Numerical analysis in a full-scale thermal energy storage tank with dual PCM capsules

Abstract

Sensible thermal energy storage has been widely used with a single water storage tank for both heat-mode and cooling-mode. However, a large water storage tank is required to avoid the inevitable limitation of low energy storage density. Although latent heat thermal energy storage has compatibly high energy storage density, it requires separate tanks for heating-mode and for cooling-mode. This study considered a single tank for both heating and cooling modes, composed of 1620 (9 × 9 × 20) capsules filled with cooling-PCM or heating-PCM. Recently our research group developed a new effective thermal conductivity model that properly reflected the increased strength of natural convection in the molten PCM, and in this study we applied the model to simulate the full scale tank.
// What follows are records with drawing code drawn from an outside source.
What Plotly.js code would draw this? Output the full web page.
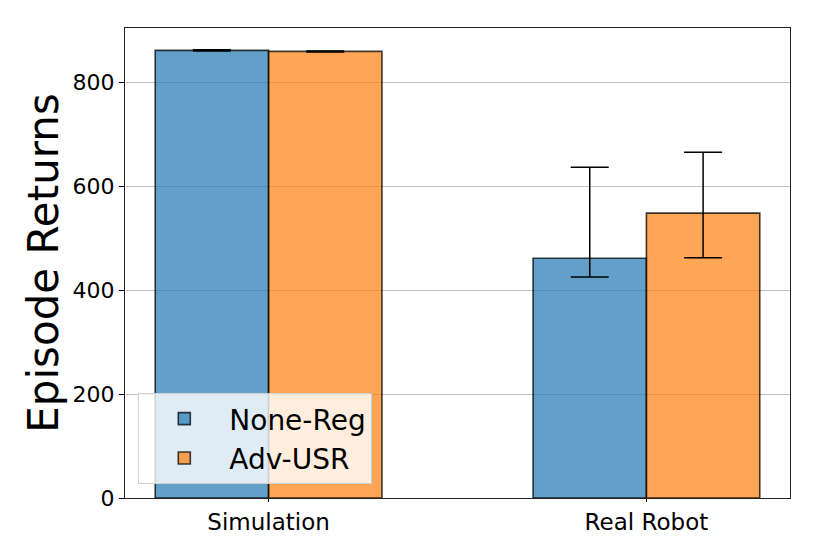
<!DOCTYPE html>
<html>
<head>
<meta charset="utf-8">
<script src="https://cdn.plot.ly/plotly-3.0.1.min.js"></script>
<style>
  html, body { margin: 0; padding: 0; background: #fff; }
  #chart { width: 830px; height: 554px; }
</style>
</head>
<body>
<div id="chart"></div>
<script>
const categories = ['Simulation', 'Real Robot'];
const noneReg = [861, 461];
const noneRegErrUp = [1, 175];
const noneRegErrDown = [1, 36];
const advUsr = [859, 548];
const advUsrErrUp = [1, 117];
const advUsrErrDown = [1, 86];

const xs = categories.map((_, i) => i);

function barTrace(name, vals, up, down, color, offset) {
  return {
    type: 'bar',
    name: name,
    x: xs.map(x => x + offset),
    y: vals,
    width: 0.3,
    marker: { color: color, line: { color: 'rgba(0,0,0,0.75)', width: 1.6 } },
    error_y: {
      type: 'data', symmetric: false, array: up, arrayminus: down,
      color: '#000', thickness: 1.5, width: 19
    }
  };
}

const traces = [
  barTrace('None-Reg', noneReg, noneRegErrUp, noneRegErrDown, 'rgba(31,119,180,0.7)', -0.15),
  barTrace('Adv-USR', advUsr, advUsrErrUp, advUsrErrDown, 'rgba(255,127,14,0.7)', 0.15)
];

Plotly.newPlot('chart', traces, {
  width: 830, height: 554,
  margin: { l: 125, r: 40, t: 28, b: 56 },
  paper_bgcolor: '#fff', plot_bgcolor: '#fff',
  font: { family: 'DejaVu Sans', color: '#000', size: 20 },
  barmode: 'overlay',
  showlegend: true,
  legend: {
    x: 0.02, y: 0.03, xanchor: 'left', yanchor: 'bottom',
    bgcolor: 'rgba(255,255,255,0.8)', bordercolor: '#d0d0d0', borderwidth: 1,
    font: { size: 28 }, itemwidth: 80
  },
  xaxis: {
    range: [-0.38, 1.38],
    tickvals: xs, ticktext: categories,
    ticks: 'outside', ticklen: 3, tickcolor: '#000',
    showgrid: false, zeroline: false,
    showline: true, linecolor: '#222', linewidth: 1.2, mirror: true,
    tickfont: { size: 23 }
  },
  yaxis: {
    range: [0, 904],
    tickvals: [0, 200, 400, 600, 800],
    ticks: 'outside', ticklen: 5, tickcolor: '#000',
    showgrid: true, gridcolor: '#c0c0c0', gridwidth: 1,
    zeroline: false,
    showline: true, linecolor: '#222', linewidth: 1.2, mirror: true,
    tickfont: { size: 22 },
    title: { text: 'Episode Returns', font: { size: 42 }, standoff: 0 }
  }
}, { displayModeBar: false, staticPlot: true });
</script>
</body>
</html>
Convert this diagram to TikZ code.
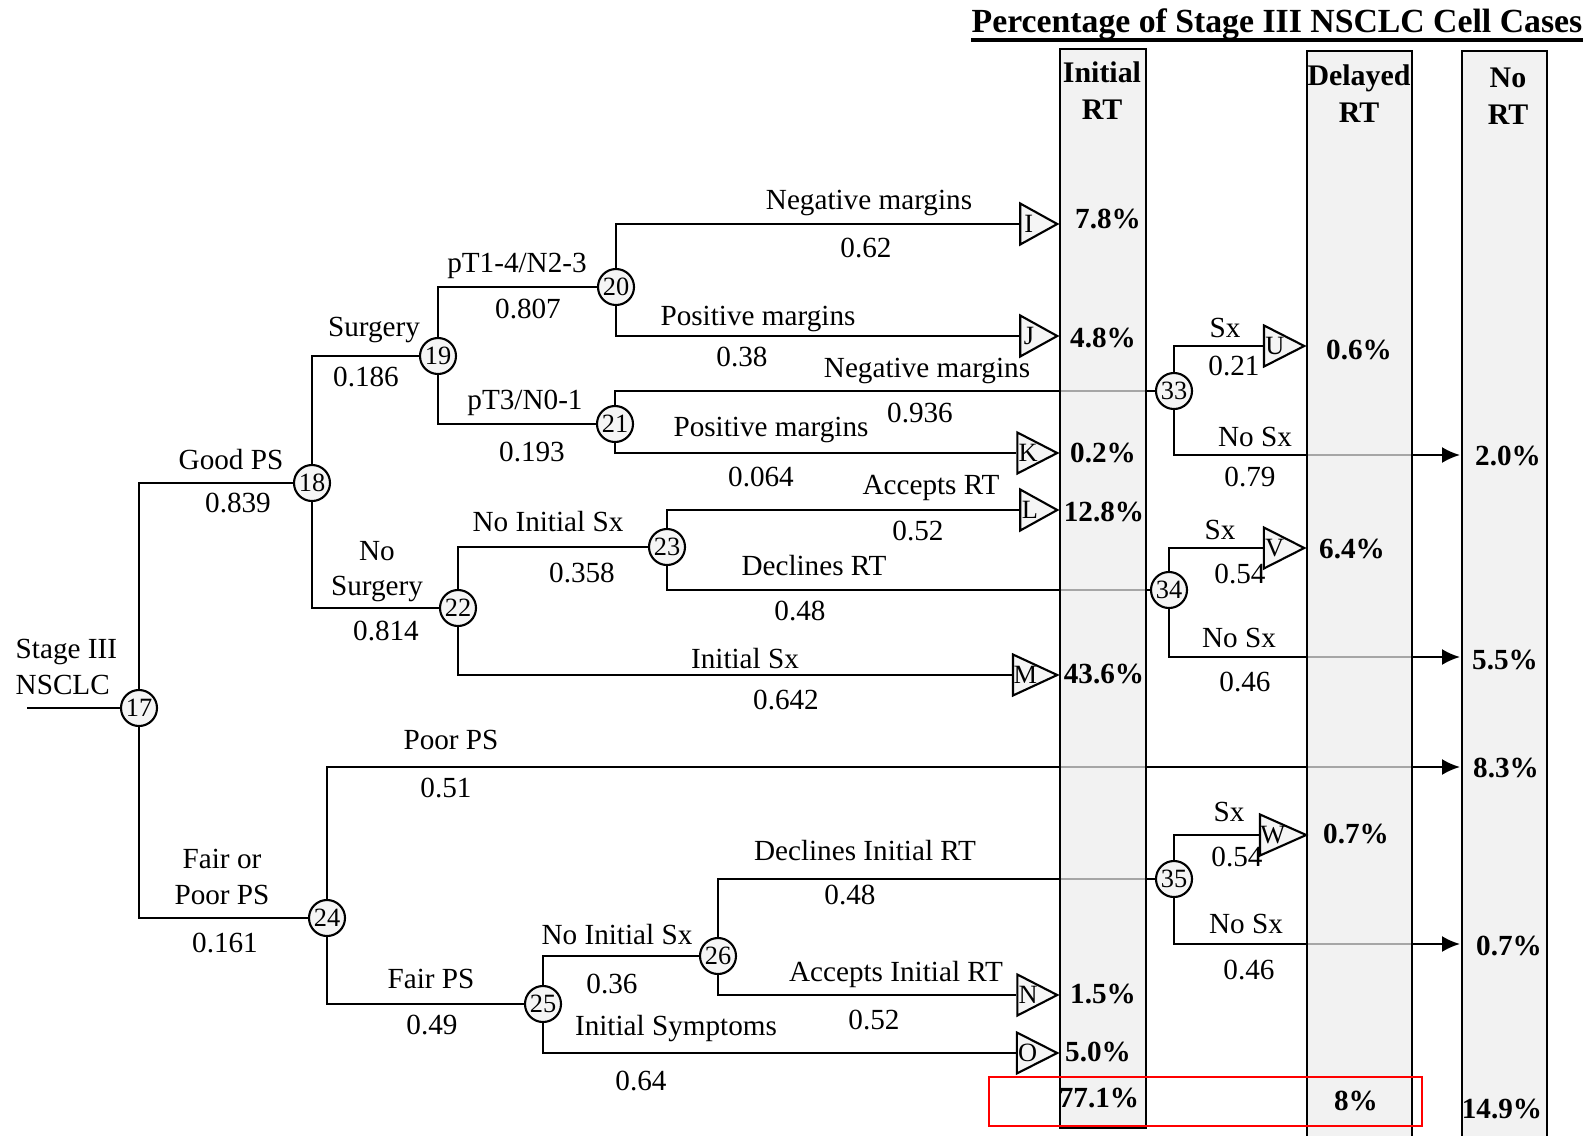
\documentclass[tikz,border=0pt]{standalone}
\usepackage{fontspec}
\setmainfont{Liberation Serif}
\usetikzlibrary{arrows.meta,shapes.geometric}

\begin{document}
\begin{tikzpicture}[
  x=0.01cm, y=-0.01cm,
  chance/.style={draw, circle, line width=0.6pt, fill=gray!8, minimum size=3.6mm, inner sep=0pt, font=\fontsize{7.5}{8}\selectfont},
  leaf/.style={draw, isosceles triangle, isosceles triangle stretches, line width=0.6pt, fill=gray!8, minimum width=4.1mm, minimum height=3.7mm, inner sep=0pt, anchor=apex, font=\fontsize{7.5}{8}\selectfont},
  lbl/.style={inner sep=0pt, font=\fontsize{8.3}{10}\selectfont},
  pct/.style={inner sep=0pt, font=\bfseries\fontsize{8.3}{10}\selectfont},
  head/.style={inner sep=0pt, align=center, font=\bfseries\fontsize{8.5}{10.5}\selectfont},
  column/.style={draw, line width=0.7pt, fill=gray!14, fill opacity=0.7},
  link/.style={line width=0.6pt},
  flow/.style={link, -{Latex[length=1.8mm, width=1.6mm]}}
]
\useasboundingbox (0,0) rectangle (1590,1136);

\node[chance] (n17) at (139,708) {17};
\node[chance] (n18) at (312,483) {18};
\node[chance] (n19) at (438,356) {19};
\node[chance] (n20) at (616,287) {20};
\node[chance] (n21) at (615,424) {21};
\node[chance] (n22) at (458,608) {22};
\node[chance] (n23) at (667,547) {23};
\node[chance] (n24) at (327,918) {24};
\node[chance] (n25) at (543,1004) {25};
\node[chance] (n26) at (718,956) {26};
\node[chance] (n33) at (1174,391) {33};
\node[chance] (n34) at (1169,590) {34};
\node[chance] (n35) at (1174,879) {35};

\node[leaf] (tI) at (1060,224) {I};
\node[leaf] (tJ) at (1060,336) {J};
\node[leaf] (tK) at (1060,453) {K};
\node[leaf] (tL) at (1060,510) {L};
\node[leaf] (tM) at (1060,675) {M};
\node[leaf] (tN) at (1060,995) {N};
\node[leaf] (tO) at (1060,1053) {O};
\node[leaf] (tU) at (1307,346) {U};
\node[leaf] (tV) at (1307,548) {V};
\node[leaf] (tW) at (1309,835) {W};

\coordinate (start) at (27,708);
\coordinate (e20) at (1460,455);
\coordinate (e55) at (1460,657);
\coordinate (e83) at (1460,767);
\coordinate (e07) at (1460,944);

\node[lbl, anchor=west, align=left] (stage) at (15,667) {Stage III\\NSCLC};

\draw[link] (start) -- (n17);
\draw[link] (n17) |- (n18);
\draw[link] (n17) |- (n24);
\draw[link] (n18) |- (n19);
\draw[link] (n18) |- (n22);
\draw[link] (n19) |- (n20);
\draw[link] (n19) |- (n21);
\draw[link] (n20) |- (tI);
\draw[link] (n20) |- (tJ);
\draw[link] (n21) |- (n33);
\draw[link] (n21) |- (tK);
\draw[link] (n22) |- (n23);
\draw[link] (n22) |- (tM);
\draw[link] (n23) |- (tL);
\draw[link] (n23) |- (n34);
\draw[flow] (n24) |- (e83);
\draw[link] (n24) |- (n25);
\draw[link] (n25) |- (n26);
\draw[link] (n25) |- (tO);
\draw[link] (n26) |- (n35);
\draw[link] (n26) |- (tN);
\draw[link] (n33) |- (tU);
\draw[flow] (n33) |- (e20);
\draw[link] (n34) |- (tV);
\draw[flow] (n34) |- (e55);
\draw[link] (n35) |- (tW);
\draw[flow] (n35) |- (e07);

\draw[column] (1060,49) rectangle (1146,1128);
\draw[column] (1307,51) rectangle (1412,1140);
\draw[column] (1462,51) rectangle (1547,1140);

\node[inner sep=0pt, font=\bfseries\fontsize{9.6}{11}\selectfont] (title) at (1277,24) {Percentage of Stage III NSCLC Cell Cases};
\draw[line width=1.1pt] ([yshift=-2.2pt]title.base west) -- ([yshift=-2.2pt]title.base east);
\node[head] (hInit) at (1102,91) {Initial\\RT};
\node[head] (hDel) at (1359,94) {Delayed\\RT};
\node[head] (hNo) at (1508,96) {No\\RT};

\node[lbl] (lGood) at (231,460) {Good PS};
\node[lbl] (pGood) at (238,503) {0.839};
\node[lbl, align=center] (lFair) at (222,877) {Fair or\\Poor PS};
\node[lbl] (pFair) at (225,943) {0.161};
\node[lbl] (lSurg) at (374,330) {Surgery};
\node[lbl] (pSurg) at (366,377) {0.186};
\node[lbl, align=center] (lNoSurg) at (377,572) {No\\Surgery};
\node[lbl] (pNoSurg) at (386,631) {0.814};
\node[lbl] (lN23) at (517,266) {pT1-4/N2-3};
\node[lbl] (pN23) at (528,309) {0.807};
\node[lbl] (lN01) at (525,403) {pT3/N0-1};
\node[lbl] (pN01) at (532,452) {0.193};
\node[lbl] (lNegA) at (869,203) {Negative margins};
\node[lbl] (pNegA) at (866,248) {0.62};
\node[lbl] (lPosA) at (758,319) {Positive margins};
\node[lbl] (pPosA) at (742,357) {0.38};
\node[lbl] (lNegB) at (927,371) {Negative margins};
\node[lbl] (pNegB) at (920,413) {0.936};
\node[lbl] (lPosB) at (771,430) {Positive margins};
\node[lbl] (pPosB) at (761,477) {0.064};
\node[lbl] (lNoSxA) at (548,522) {No Initial Sx};
\node[lbl] (pNoSxA) at (582,573) {0.358};
\node[lbl] (lInitSx) at (745,659) {Initial Sx};
\node[lbl] (pInitSx) at (786,700) {0.642};
\node[lbl] (lAccA) at (931,488) {Accepts RT};
\node[lbl] (pAccA) at (918,531) {0.52};
\node[lbl] (lDecA) at (814,566) {Declines RT};
\node[lbl] (pDecA) at (800,611) {0.48};
\node[lbl] (lPoor) at (451,740) {Poor PS};
\node[lbl] (pPoor) at (446,788) {0.51};
\node[lbl] (lFairPS) at (431,979) {Fair PS};
\node[lbl] (pFairPS) at (432,1025) {0.49};
\node[lbl] (lNoSxB) at (617,935) {No Initial Sx};
\node[lbl] (pNoSxB) at (612,984) {0.36};
\node[lbl] (lDecB) at (865,851) {Declines Initial RT};
\node[lbl] (pDecB) at (850,895) {0.48};
\node[lbl] (lAccB) at (896,974) {Accepts Initial RT};
\node[lbl] (pAccB) at (874,1020) {0.52};
\node[lbl] (lSymp) at (676,1029) {Initial Symptoms};
\node[lbl] (pSymp) at (641,1081) {0.64};
\node[lbl] (lSxA) at (1225,328) {Sx};
\node[lbl] (pSxA) at (1234,366) {0.21};
\node[lbl] (lNoA) at (1255,437) {No Sx};
\node[lbl] (pNoA) at (1250,477) {0.79};
\node[lbl] (lSxB) at (1220,530) {Sx};
\node[lbl] (pSxB) at (1240,574) {0.54};
\node[lbl] (lNoB) at (1239,638) {No Sx};
\node[lbl] (pNoB) at (1245,682) {0.46};
\node[lbl] (lSxC) at (1229,812) {Sx};
\node[lbl] (pSxC) at (1237,857) {0.54};
\node[lbl] (lNoC) at (1246,924) {No Sx};
\node[lbl] (pNoC) at (1249,970) {0.46};

\node[pct] (vI) at (1108,219) {7.8\%};
\node[pct] (vJ) at (1103,338) {4.8\%};
\node[pct] (vK) at (1103,453) {0.2\%};
\node[pct] (vL) at (1104,512) {12.8\%};
\node[pct] (vM) at (1104,674) {43.6\%};
\node[pct] (vN) at (1103,994) {1.5\%};
\node[pct] (vO) at (1098,1052) {5.0\%};
\node[pct] (vInit) at (1099,1098) {77.1\%};
\node[pct] (vU) at (1359,350) {0.6\%};
\node[pct] (vV) at (1352,549) {6.4\%};
\node[pct] (vW) at (1356,834) {0.7\%};
\node[pct] (vDel) at (1356,1101) {8\%};
\node[pct] (vNoA) at (1508,456) {2.0\%};
\node[pct] (vNoB) at (1505,660) {5.5\%};
\node[pct] (vPoor) at (1506,768) {8.3\%};
\node[pct] (vNoC) at (1509,946) {0.7\%};
\node[pct] (vNo) at (1502,1109) {14.9\%};

\draw[red, line width=0.8pt] (989,1077) rectangle (1422,1126);
\end{tikzpicture}
\end{document}
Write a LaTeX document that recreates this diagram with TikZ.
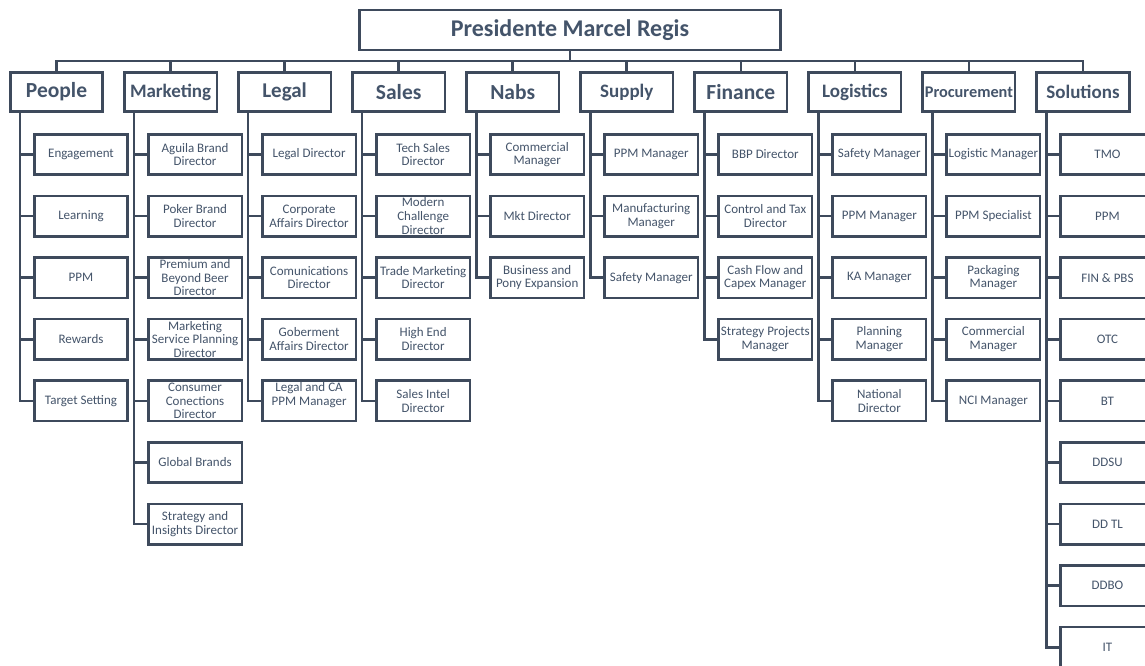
\documentclass[tikz,border=0pt]{standalone}
\usepackage{fontspec}
\setmainfont{Carlito}
\usetikzlibrary{calc}
\definecolor{ink}{HTML}{44546A}
\definecolor{edge}{HTML}{3E4A5C}
\tikzset{
  conn/.style={draw=edge,line width=2.6pt},
  topbox/.style={draw=edge,line width=2.6pt,fill=white,minimum width=421pt,minimum height=40pt,inner sep=0pt,text=ink,font=\bfseries\fontsize{24}{26}\selectfont},
  hdrbox/.style={draw=edge,line width=2.6pt,fill=white,minimum width=92.5pt,minimum height=39.5pt,inner sep=0pt,text=ink},
  kidbox/.style={draw=edge,line width=2.6pt,fill=white,minimum width=93.5pt,minimum height=40.5pt,inner sep=0pt,align=center,text=ink,font=\fontsize{13}{13.6}\selectfont},
}
\newcommand\hdr[4]{%
  \node[hdrbox,font=\bfseries\fontsize{#3}{#3}\selectfont] (#1) at ({56.5+114.05*#2},92) {#4};
  \draw[conn] (top.south) -- ++(0,9.5) -| (#1.north);}
\newcommand\kid[4][]{%
  \node[kidbox,#1] (#2#3) at ($(#2.center)+(24.5,{62.5+61.6*(#3-1)})$) {#4};
  \draw[conn] ([xshift=-36.5pt]#2.south) |- (#2#3.west);}
\begin{document}
\begin{tikzpicture}[x=1pt,y=-1pt]
\useasboundingbox (0,0) rectangle (1145,665);
\fill[white] (0,0) rectangle (1145,665);
\clip (0,0) rectangle (1145,665);
\node[topbox] (top) at (570,30) {Presidente Marcel Regis};
\hdr{People}{0}{21.5}{People}
\hdr{Marketing}{1}{19}{Marketing}
\hdr{Legal}{2}{21}{Legal}
\hdr{Sales}{3}{21.5}{Sales}
\hdr{Nabs}{4}{21.5}{Nabs}
\hdr{Supply}{5}{19}{Supply}
\hdr{Finance}{6}{21.5}{Finance}
\hdr{Logistics}{7}{19}{Logistics}
\hdr{Procurement}{8}{16.3}{Procurement}
\hdr{Solutions}{9}{19}{Solutions}
% People
\kid{People}{1}{Engagement}
\kid{People}{2}{Learning}
\kid{People}{3}{PPM}
\kid{People}{4}{Rewards}
\kid{People}{5}{Target Setting}
% Marketing
\kid{Marketing}{1}{Aguila Brand\\Director}
\kid{Marketing}{2}{Poker Brand\\Director}
\kid{Marketing}{3}{Premium and\\Beyond Beer\\Director}
\kid{Marketing}{4}{Marketing\\Service Planning\\Director}
\kid{Marketing}{5}{Consumer\\Conections\\Director}
\kid{Marketing}{6}{Global Brands}
\kid{Marketing}{7}{Strategy and\\Insights Director}
% Legal
\kid{Legal}{1}{Legal Director}
\kid{Legal}{2}{Corporate\\Affairs Director}
\kid{Legal}{3}{Comunications\\Director}
\kid{Legal}{4}{Goberment\\Affairs Director}
\kid[text depth=14pt]{Legal}{5}{Legal and CA\\PPM Manager}
% Sales
\kid{Sales}{1}{Tech Sales\\Director}
\kid{Sales}{2}{Modern\\Challenge\\Director}
\kid{Sales}{3}{Trade Marketing\\Director}
\kid{Sales}{4}{High End\\Director}
\kid{Sales}{5}{Sales Intel\\Director}
% Nabs
\kid{Nabs}{1}{Commercial\\Manager}
\kid{Nabs}{2}{Mkt Director}
\kid{Nabs}{3}{Business and\\Pony Expansion}
% Supply
\kid{Supply}{1}{PPM Manager}
\kid{Supply}{2}{Manufacturing\\Manager}
\kid{Supply}{3}{Safety Manager}
% Finance
\kid{Finance}{1}{BBP Director}
\kid{Finance}{2}{Control and Tax\\Director}
\kid{Finance}{3}{Cash Flow and\\Capex Manager}
\kid{Finance}{4}{Strategy Projects\\Manager}
% Logistics
\kid{Logistics}{1}{Safety Manager}
\kid{Logistics}{2}{PPM Manager}
\kid{Logistics}{3}{KA Manager}
\kid{Logistics}{4}{Planning\\Manager}
\kid{Logistics}{5}{National\\Director}
% Procurement
\kid{Procurement}{1}{Logistic Manager}
\kid{Procurement}{2}{PPM Specialist}
\kid{Procurement}{3}{Packaging\\Manager}
\kid{Procurement}{4}{Commercial\\Manager}
\kid{Procurement}{5}{NCI Manager}
% Solutions
\kid{Solutions}{1}{TMO}
\kid{Solutions}{2}{PPM}
\kid{Solutions}{3}{FIN \& PBS}
\kid{Solutions}{4}{OTC}
\kid{Solutions}{5}{BT}
\kid{Solutions}{6}{DDSU}
\kid{Solutions}{7}{DD TL}
\kid{Solutions}{8}{DDBO}
\kid{Solutions}{9}{IT}
\end{tikzpicture}
\end{document}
Five different mixing ratios of cooling-PCM and heating-PCM, defined as the capsule number filled with cooling-PCM or heating-PCM to the total capsules in the tank, were investigated, and the range of the ratio of cooling-PCM and heating-PCM was found to satisfy both the required energy storage densities in heating and cooling demand. For the required energy storage densities of heating mode, 25 kwh/m3, and cooling mode, 30 kwh/m3, the results suggest the combined ratio in the dual PCM tank is within a 50/50–90/10 mixing zone ratio, of the cooling-PCM/heating-PCM respectively.